Так по крайней мере отвечали на наши вопросы. Мертвые леса у Магелланова пролива были совершенно безлюдными; самих чилотов мы встретили только много дальше на севере у побережья, примерно на полпути между выходом из Магелланова пролива и родным островом лесорубов. Здесь фиорд, вернее, целая серия мелко разветвленных фиордов глубоко врезается в отвесную стену Анд, и каждое из этих ответвлений фиорда превращается на материке в маленькую долину, через которую вытекают в море зарождающиеся в Кордильерах реки. Самые большие из них Рио-Паскуа и Рио-Бейкер, причем последняя дает свое название также и главному фиорду — Бейкер. Несколько невзыскательных семей чилотов поднялись на лодках вверх по этим рекам и нашли обетованную землю: защищенный от ветра горный склон, ровную площадку в долине или небольшую прогалину. Построили маленькие дома, конечно деревянные, которые на нашей стороне земли скорее назвали бы сараем, и убедили животных, разумеется овец, что то, что хорошо для людей, бесспорно пригодно и для них.
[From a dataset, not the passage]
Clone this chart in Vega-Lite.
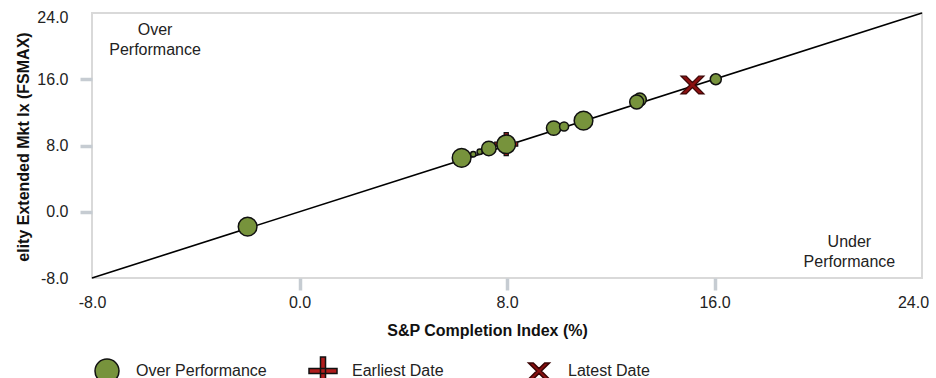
{
  "$schema": "https://vega.github.io/schema/vega-lite/v6.json",
  "width": 830,
  "height": 265,
  "autosize": {"type": "none"},
  "padding": {"left": 92, "top": 13, "right": 14, "bottom": 100},
  "background": "white",
  "config": {
    "font": "Liberation Sans",
    "view": {"stroke": "#d9d9d9", "strokeWidth": 2},
    "axis": {
      "domain": false,
      "grid": false,
      "labelFont": "Liberation Sans",
      "labelFontSize": 16,
      "labelColor": "#222222",
      "titleFont": "Liberation Sans",
      "titleFontSize": 16,
      "titleFontWeight": "bold",
      "titleColor": "#111111",
      "tickSize": 12,
      "tickWidth": 3.5
    },
    "legend": {
      "orient": "bottom",
      "direction": "horizontal",
      "columns": 3,
      "gridAlign": "all",
      "columnPadding": 39,
      "offset": 18,
      "symbolSize": 784,
      "symbolStrokeWidth": 1.5,
      "labelOffset": 14,
      "labelFont": "Liberation Sans",
      "labelFontSize": 16,
      "labelColor": "#222222",
      "labelLimit": 400,
      "title": null
    }
  },
  "datasets": {
    "funds": [
      {"x": 7.97, "y": 8.17, "series": "Earliest Date", "weight": 0},
      {"x": -2.0, "y": -1.8, "series": "Over Performance", "weight": 95},
      {"x": 6.25, "y": 6.5, "series": "Over Performance", "weight": 95},
      {"x": 6.7, "y": 6.95, "series": "Over Performance", "weight": 8},
      {"x": 6.95, "y": 7.25, "series": "Over Performance", "weight": 8},
      {"x": 7.3, "y": 7.65, "series": "Over Performance", "weight": 57},
      {"x": 7.97, "y": 8.15, "series": "Over Performance", "weight": 95},
      {"x": 9.8, "y": 10.1, "series": "Over Performance", "weight": 57},
      {"x": 10.2, "y": 10.3, "series": "Over Performance", "weight": 22},
      {"x": 10.95, "y": 11.0, "series": "Over Performance", "weight": 95},
      {"x": 13.12, "y": 13.55, "series": "Over Performance", "weight": 46},
      {"x": 13.0, "y": 13.25, "series": "Over Performance", "weight": 53},
      {"x": 16.05, "y": 16.0, "series": "Over Performance", "weight": 33},
      {"x": 15.15, "y": 15.3, "series": "Latest Date", "weight": 0}
    ],
    "diagonal": [
      {"x": -8, "y": -8},
      {"x": 24, "y": 24}
    ],
    "notes": [
      {"x": -5.57, "y": 21.34, "label": "Over\nPerformance"},
      {"x": 21.2, "y": -4.22, "label": "Under\nPerformance"}
    ]
  },
  "encoding": {
    "x": {
      "field": "x",
      "type": "quantitative",
      "scale": {"domain": [-8, 24], "nice": false, "zero": false},
      "axis": {
        "title": "S&P Completion Index (%)",
        "values": [-8, 0, 8, 16, 24],
        "format": ".1f",
        "labelExpr": "replace(datum.label, '−', '-')",
        "labelFlush": false,
        "labelPadding": 4,
        "labelOffset": {"condition": {"test": "datum.value == 24", "value": -9}, "value": 0},
        "tickColor": {"condition": {"test": "datum.value == -8 || datum.value == 24", "value": "transparent"}, "value": "#c6ccd2"},
        "titleX": 395,
        "titleY": 57,
        "titleBaseline": "alphabetic",
        "titleAlign": "center"
      }
    },
    "y": {
      "field": "y",
      "type": "quantitative",
      "scale": {"domain": [-8, 24], "nice": false, "zero": false},
      "axis": {
        "title": "elity Extended Mkt Ix (FSMAX)",
        "values": [-8, 0, 8, 16, 24],
        "format": ".1f",
        "labelExpr": "replace(datum.label, '−', '-')",
        "labelFlush": false,
        "labelPadding": 12,
        "labelOffset": {"condition": {"test": "datum.value == 24", "value": 4}, "value": 0},
        "tickColor": {"condition": {"test": "datum.value == -8 || datum.value == 24", "value": "transparent"}, "value": "#c6ccd2"},
        "titleX": -64,
        "titleY": 133.5,
        "titleAngle": 270,
        "titleBaseline": "alphabetic",
        "titleAlign": "center"
      }
    },
    "shape": {
      "field": "series",
      "type": "nominal",
      "scale": {
        "domain": ["Over Performance", "Earliest Date", "Latest Date"],
        "range": [
          "M-1,-1M1,1M0.857,0A0.857,0.857,0,1,1,-0.857,0A0.857,0.857,0,1,1,0.857,0Z",
          "M-1,-0.18H1V0.18H-1Z M-0.18,-1H0.18V1H-0.18Z",
          "M-1,-1M1,1M-0.75,-0.58L-0.41,-0.58L0,-0.17L0.41,-0.58L0.75,-0.58L0.17,0L0.75,0.58L0.41,0.58L0,0.17L-0.41,0.58L-0.75,0.58L-0.17,0Z"
        ]
      }
    },
    "fill": {
      "field": "series",
      "type": "nominal",
      "scale": {
        "domain": ["Over Performance", "Earliest Date", "Latest Date"],
        "range": ["#77933c", "#b01c1c", "#8b1010"]
      }
    },
    "stroke": {
      "field": "series",
      "type": "nominal",
      "scale": {
        "domain": ["Over Performance", "Earliest Date", "Latest Date"],
        "range": ["#111111", "#111111", "#3a0505"]
      }
    }
  },
  "layer": [
    {
      "data": {"name": "diagonal"},
      "mark": {"type": "line", "color": "#000000", "strokeWidth": 1.6},
      "encoding": {"shape": null, "fill": null, "stroke": null}
    },
    {
      "data": {"name": "funds"},
      "transform": [{"filter": "datum.series == 'Earliest Date'"}],
      "mark": {"type": "point", "filled": true, "strokeWidth": 1.2, "opacity": 1, "size": 529}
    },
    {
      "data": {"name": "funds"},
      "transform": [{"filter": "datum.series == 'Over Performance'"}],
      "mark": {"type": "point", "filled": true, "strokeWidth": 1.5, "opacity": 1},
      "encoding": {
        "size": {"field": "weight", "type": "quantitative", "scale": {"domain": [0, 100], "range": [0, 500]}, "legend": null}
      }
    },
    {
      "data": {"name": "funds"},
      "transform": [{"filter": "datum.series == 'Latest Date'"}],
      "mark": {"type": "point", "filled": true, "strokeWidth": 1.2, "opacity": 1, "size": 940}
    },
    {
      "data": {"name": "notes"},
      "mark": {"type": "text", "align": "center", "baseline": "alphabetic", "fontSize": 16, "lineHeight": 20, "lineBreak": "\n", "color": "#222222", "font": "Liberation Sans"},
      "encoding": {
        "text": {"field": "label", "type": "nominal"},
        "shape": null, "fill": null, "stroke": null
      }
    }
  ]
}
Женщины стряпали (другим работам по дому там, за Андами, не придают большого значения), а дети росли тай же быстро, как бамбук на берегах Рио-Бейкер,
Мы были поражены, встретив здесь, в суровом климате южной широты, грациозные трубки и изящные листья бамбука. Рядом с ледниками и вечным снегом не только бамбук, но еще и колибри, называемые в Чили Picaflores (Пикафлорес — клюющие цветы). Позднее в естественно-историческом музее в Сантьяго мы узнали, что разновидность колибри (коричневатая невзрачная птичка, похожая на воробья в миниатюре), встречается и южнее, вплоть до Магелланова пролива.
Главной жертвой чилотских лесорубов здесь, в этой местности, являются кипарисы. Кипарисовые бревна, сложенные штабелями на берегу почти каждого фиорда, по нескольку лет ожидают прибытия «Микальви», который, как истинный «мальчик на побегушках», должен заботиться и о перевозке древесины. Для здешних бедных фермеров и лесорубов «Микальви» — единственная связь с внешним миром, а в случае необходимости и единственный спаситель. Иногда такие робинзонады оканчиваются трагически: стоит только сгореть хижине со всеми запасами и предметами обихода или внезапной эпидемии уничтожить скот, как горстке людей угрожает голодная смерть. Только несколько лет тому назад чилоты, расселившиеся вдоль Рио-Бейкер на расстояний нескольких дней хода на веслах друг от друга, искали всо вместе спасения в ближайшем поселке — маяке на скале Сан-Педро, расположенном от них примерно в 200 км. Когда они туда приплыли, оказалось, что шторм разрушил часть сооружений маяка, так что трудно было установить, кто кому, собственно, должен был помочь.